Like bolts, head studs are also thermally treated at high pressure to improve structural strength. Studs are carefully shaped to make them concentric, usually requiring a series of cuts to produce a straight, balanced component. They can be roll threaded before or after heat treatment, although post-heating roll threads provide higher mechanical strength and stress tolerance in the final product. Some head studs are designed with gasket and cylinder alignment in mind, and they are typically more expensive than the equivalent head bolt models.
During engine assembly or maintenance, a bolt must be installed by torqueing it into place. Due to the head bolt's design, it has to be rotated into its slot in order to engage the threads and secure it into place. This process creates both twisting force and a vertical clamping force, which means that when the cylinders within the engine's combustion chamber begin accumulating load, the bolt will both stretch and twist. Because the bolt has to react to two different forces simultaneously, its capacity to secure the head is slightly reduced and it forms a less reliable seal in high-powered engines.

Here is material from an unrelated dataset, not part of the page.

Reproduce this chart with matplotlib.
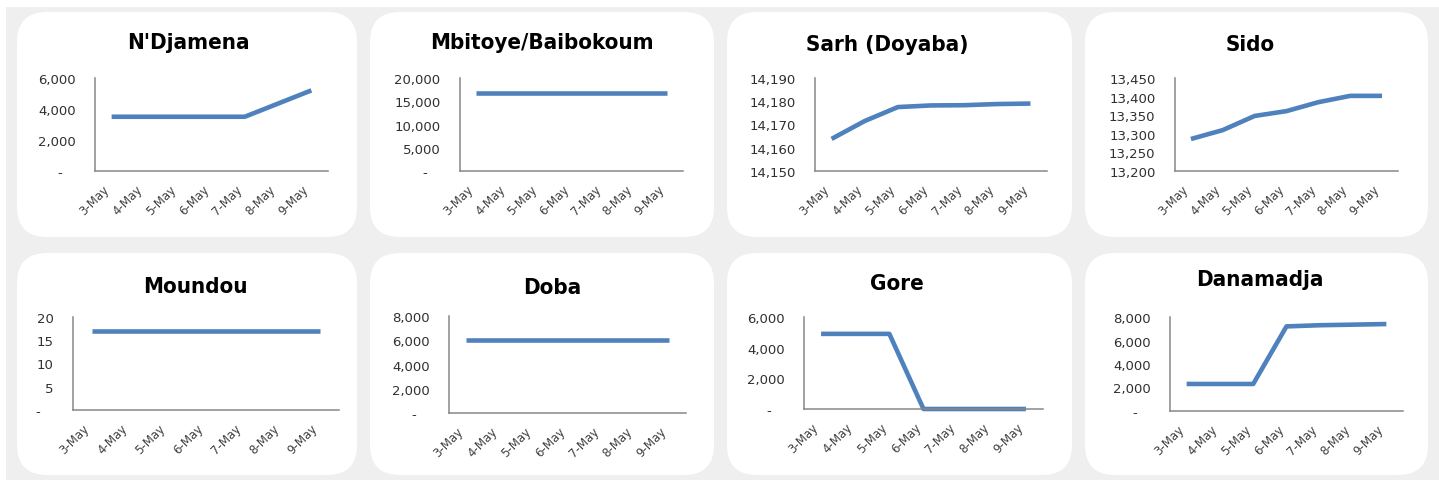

By contrast, a head stud can be tightened into place without any direct clamping force applied through the tightening. A stud can be threaded into a slot up to “finger tightness,” or the degree to which it would be tightened by hand. Afterward, the cylinder head is installed and a nut is torqued into place against the stud. The nut torque provides the clamping force, rather than the torque of the fastener itself, and the rotational force is avoided entirely. Because the stud is torqued from a relaxed state, the pressure from the nut will make it stretch only along the vertical axis without a concurrent twisting load. The result is a more evenly distributed and accurate torque load compared to that of the head bolt. This ultimately translates into higher reliability and a lower chance of head gasket failure.
One of the main differences between head bolts and head studs involves the methods used to put together or repair an engine. Higher-end head studs that have been specially designed within exact tolerances are capable of securely positioning the head gasket and cylinders with near-perfect alignment. This feature makes it easier to assemble an engine using head studs. However, head bolts are far more convenient for disassembling an automobile engine or for performing maintenance, such as part replacement. Many everyday-use vehicles have master cylinders or other components that extend into the engine compartment. Under these specifications, head bolts allow the cylinders to be removed without removing the entire engine from the car, as is necessary with head studs.
In other words, head studs are better suited for high-performance vehicles with greater power requirements, while head bolts are more practical for personal, everyday automobiles. Therefore, it would be inaccurate to conclude that one type of fastener is categorically superior to the other. Rather, the preference depends on the automobile in question and the ways in which it will be put to use.